Quand il redémarre suite à l’évasion de Harper en compagnie de Me Me Lai, le film s’oriente vers un récit d’aventure qui, sans être palpitant, loin de là, a le mérite de sortir de la stagnation. Le scénario s’emballe, même si nous ne sommes pas loin du n’importe quoi : la jeune cannibale s’enfuit, se fait rattraper et violer par l’occidental. Cette scène est probablement la seule à annoncer le futur Cannibal Holocaust, autrement plus percutant. Dérangeante sur le coup, sa portée est annihilée dès la scène suivante, puisqu’après ce viol, Me Me Lai se sent propriété de Harper, et lui concocte des bons petits plats avec ce qu’elle trouve dans la jungle. Puis le joli couple retrouve Ralph, qui s’est construit une petite habitation dans une grotte, et c’est parti pour une traversée de la jungle à peine plus intéressante que la vie de Harper dans la geôle cannibale. Les personnages marchent, tirent des plans sur la comète, croisent la route d’animaux dangereux fort peu gracieusement montés dans le film à coup de stock shots pas raccord, et retombent sur les cannibales. Au final, une seule scène de cannibalisme sera montrée. Différente de celles de Cannibal Holocaust, elle manque cruellement de spontanéité. Deodato s’y attarde volontiers, décrivant tout le processus : le meurtre, l’éviscération, et, comble du raffinement, la cuisson de la viande. Car ces cannibales sont fins gourmets et font cuire les aliments avant de les manger. Tout ceci est certes assez gore, mais la volonté vaguement documentariste de Deodato l’éloigne de la sauvagerie qui sera la sienne dans son meilleur film. Ses personnages ont beau faire mine d’être poussés à bout, ils ont beau avoir eux-même recours au cannibalisme, rien ne génère le malaise. Avoir prétexté dans le générique de début que le film raconte une histoire vraie ne suffit pas à prendre le spectateur aux tripes. Le Dernier monde cannibale sent la fiction à plein nez, reste prévisible. La sculpturale Me Me Lai elle-même jure grossièrement avec les autres membres de sa soi-disante tribu.

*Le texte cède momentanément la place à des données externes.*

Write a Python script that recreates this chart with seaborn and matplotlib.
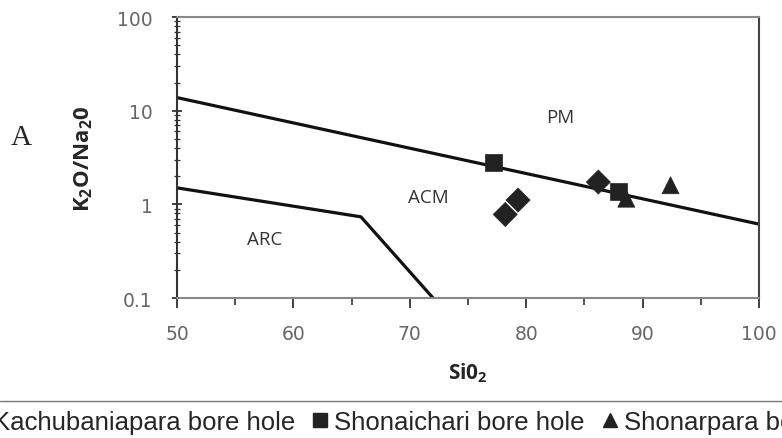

Avec sa seule scène réellement gore, Le Dernier monde cannibale démontre si il en était besoin que l’impact de Cannibal Holocaust résidait moins dans ses débordements sanglants que dans son scénario et dans la façon dont le film était conçu. Sans ces éléments, le premier film de cannibales de Deodato apparaît très quelconque, et même au demeurant plutôt chiant.

Une réflexion sur “Le Dernier monde cannibale – Ruggero Deodato

  • Excellent film, tant par sa portée sociologique, son étude de confrontation entre 2 mondes aux antipodes, que par sa superbe musique qui baigne le film et cette magnifique histoire d’initiation et de reconquète de sa propre personne (l’homme doit retourner à l’état primitif pour se retrouver vraiment). L’ensemble baigne dans une grande tristesse, et le salutaire final finit par nous décrocher une larme. C’était bôôôô. Le plus beau film du genre, le mieux raconté, le mieux interprété…bien au-dessus du un peu vulgaire et opportuniste ‘Canibal holocaust”.